Comet 41P Leaving the M108 and Owl Nebula Area

Comet 41P on Mar 23, 2017. 40 x 180 sec @ ISO 200, TV-85 at F/5.6, Canon T3.

On the night following the encounter between M108, Comet 41P and the Owl Nebula, the comet was still in the field of view of my setup, so I went back for seconds.   I just couldn’t pass up the opportunity to shoot a comet conjunction again!

I went with 3 minutes sub-images at ISO 200, since the 1 minute ISO 800 subs were too cooked by the LP for my taste.  Unfortunately, the sky was not as transparent as the previous night and that half-stop of underexposure was needed to get around that.  The trade-off was I didn’t get as much of the comet’s coma.   Oh, well.

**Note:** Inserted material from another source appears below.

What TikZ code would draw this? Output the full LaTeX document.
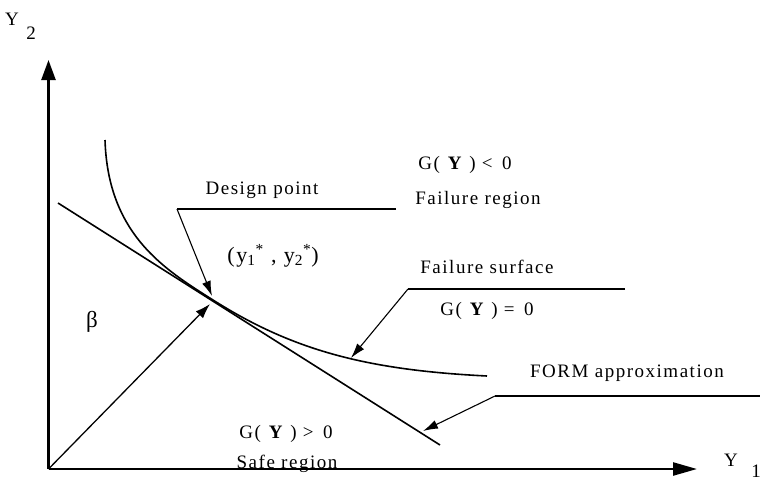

Also, at that exposure length, the comet’s pseudo-nucleus trailed a bit, since it is moving with respect to the Earth and stars and slowly picking up speed as time goes on, to boot.   It was not enough to notice if I carefully over-exposed it a bit in processing to make it fatter, luckily.  Check the star streaks version, which I did not overexpose, and you can see how far the comet moved in 3 minutes:

Comet 41P on Mar 23, 2017. Star Streaks version.

A Televue TV-85 w/0.8x focal reducer/field flattener, a Canon T3, my laptop running EQMOD, driving my Atlas EQ-G mount and PHD2 Guiding with an Orion StarShoot guider/Orion Ultra-Mini guidescope was some of the equipment used.